Nog steeds niet alleen, dacht ik chagrijnig. Nu moest ik nóg langer normaal doen, dat wil zeggen: niet boeren, niet hardop in mezelf praten, niet mijn riem alvast lekker losmaken en al helemaal niet de onderbroek terugduwen die door al dat gehaast inmiddels zo ver omhoog was gekropen dat het voelde alsof er een springtouw tussen mijn billen zat.

Terwijl we omhoogzoefden, kreeg ik op mijn kop van mijn innerlijke Japie Krekel, die tegen me brulde dat ik op moest kijken en hallo zeggen tegen mijn liftgenoot, zo was ik toch niet opgevoed, ze verdwijnt heus niet als je haar negeert, je vindt het zelf ook altijd onbeschoft als iemand niet even wat zegt, maar ik was te moe. Mijn opdringerige ondergoed schuurde, het kostte me al mijn energie om de boel niet even weer naar beneden te sjorren en dus staarde ik maar naar het beeldscherm, onderwijl mijn uiterste best doend om niet op te kijken.

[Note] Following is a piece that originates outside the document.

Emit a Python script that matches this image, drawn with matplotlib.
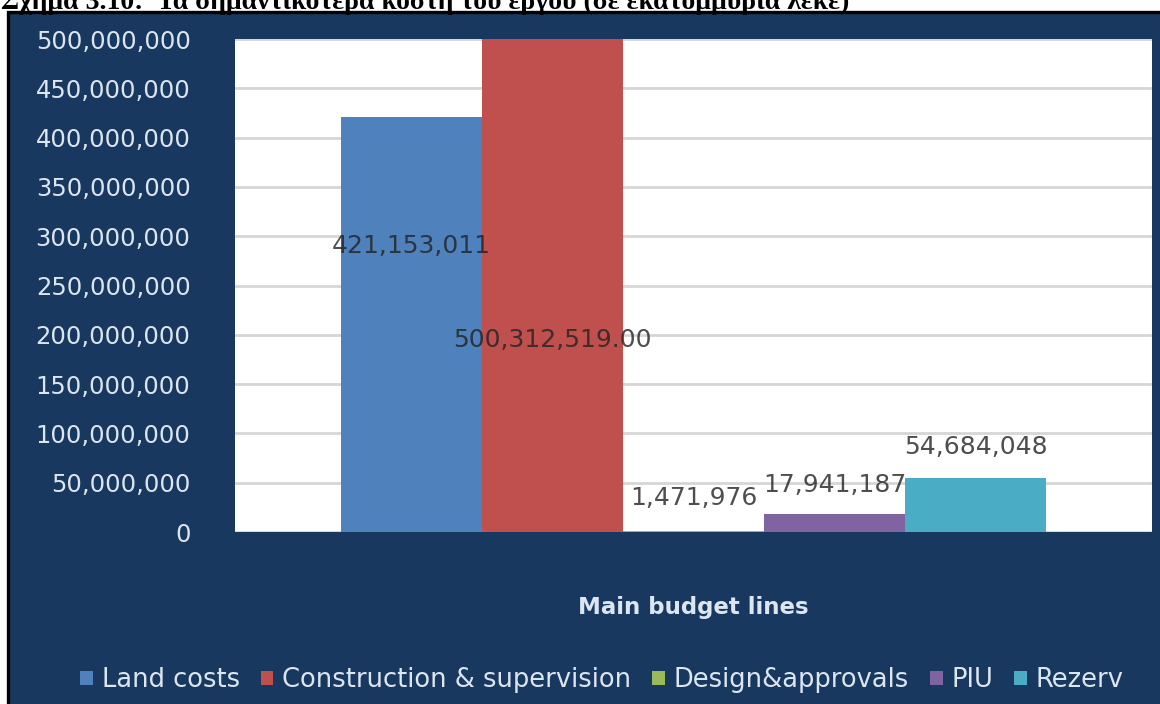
import numpy as np
import matplotlib.pyplot as plt
from matplotlib.patches import Rectangle
from matplotlib.ticker import FuncFormatter

# main budget lines of the project (lek)
series = ['Land costs', 'Construction & supervision', 'Design&approvals', 'PIU', 'Rezerv']
costs = [421153011, 500312519.00, 1471976, 17941187, 54684048]
decimals = [0, 2, 0, 0, 0]
category = 'Main budget lines'
caption = 'Σχήμα 3.10:  Τα σημαντικότερα κόστη του έργου (σε εκατομμύρια λέκε)'
y_ticks = np.arange(0, 500000001, 50000000)

# where each value label sits on the y axis (moved by hand in the original sheet)
label_y = [290e6, 195e6, 34e6, 48e6, 86e6]
colors = ['#4f81bd', '#c0504d', '#9bbb59', '#8064a2', '#4bacc6']
navy = '#19385f'
light = '#dce6f2'

W, H = 1160, 704
fig = plt.figure(figsize=(W / 100, H / 100), dpi=100)
fig.patch.set_facecolor('white')

# caption above the chart, cut off by the top edge
fig.text(1 / W, 1 - 9 / H, caption, family='Liberation Serif', weight='bold',
         fontsize=20, ha='left', va='baseline', color='black')

# dark chart area with black frame
top = 1 - 11.5 / H
fig.add_artist(Rectangle((8 / W, -0.05), 1.1, top + 0.05, transform=fig.transFigure,
                         facecolor=navy, edgecolor='black', linewidth=2.4, zorder=0))

ax = fig.add_axes([235 / W, 1 - 532 / H, (1152 - 235) / W, (532 - 39) / H])
ax.set_facecolor('white')

w = 1 / 6.5
for i, (name, c) in enumerate(zip(series, costs)):
    ax.bar((i - 2) * w, c, width=w, color=colors[i], label=name, zorder=2)

for i, c in enumerate(costs):
    txt = f'{c:,.{decimals[i]}f}'
    ax.text((i - 2) * w, label_y[i], txt, ha='center', va='center', fontsize=18,
            color='#222222', alpha=0.8, zorder=3)

ax.set_xlim(-0.5, 0.5)
ax.set_ylim(0, 500e6)
ax.set_yticks(y_ticks)
ax.yaxis.set_major_formatter(FuncFormatter(lambda v, p: f'{v:,.0f}'))
ax.yaxis.grid(True, color='#d6d6d6', linewidth=2.0)
ax.set_axisbelow(True)
for s in ax.spines.values():
    s.set_visible(False)
ax.tick_params(axis='y', length=0, pad=32, labelsize=17.5, labelcolor=light)

ax.set_xticks([0], [category])
ax.tick_params(axis='x', length=0, pad=46, labelsize=16.5, labelcolor=light)
for lab in ax.get_xticklabels():
    lab.set_fontweight('bold')

fig.legend(loc='center', bbox_to_anchor=(602 / W, 1 - 680 / H), ncol=5, frameon=False,
           fontsize=18.5, labelcolor=light, handlelength=0.5, handleheight=0.5,
           handletextpad=0.35, columnspacing=0.8)

plt.savefig('out.png', dpi=100)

We bereikten mijn verdieping. Toen de deur openging keek ik op om mijn medelifter toch nog even te begroeten, anders zou ik de hele avond nog last hebben van mijn geweten. Tot mijn schrik zag ik alleen mezelf. Door de vermoeidheid, het feit dat ik een nieuwe jas droeg, ik verdiept was in WhatsApp en zijdelings naar binnen was gesloft, had ik mijn spiegelbeeld aangezien voor een ander persoon. Ik wreef in mijn ogen.

Doodop sjokte ik naar mijn voordeur, ondertussen mompelend dat dit een teken was, dat als je jezelf niet meer herkent je echt even gas terug moet nemen.

Ik zegde alle afspraken voor de volgende dag af. Tijd voor rust, dacht ik, tot ik mezelf weer zag staan.

Ellen Deckwitz schrijft op deze plek een wisselcolumn met Marcel van Roosmalen.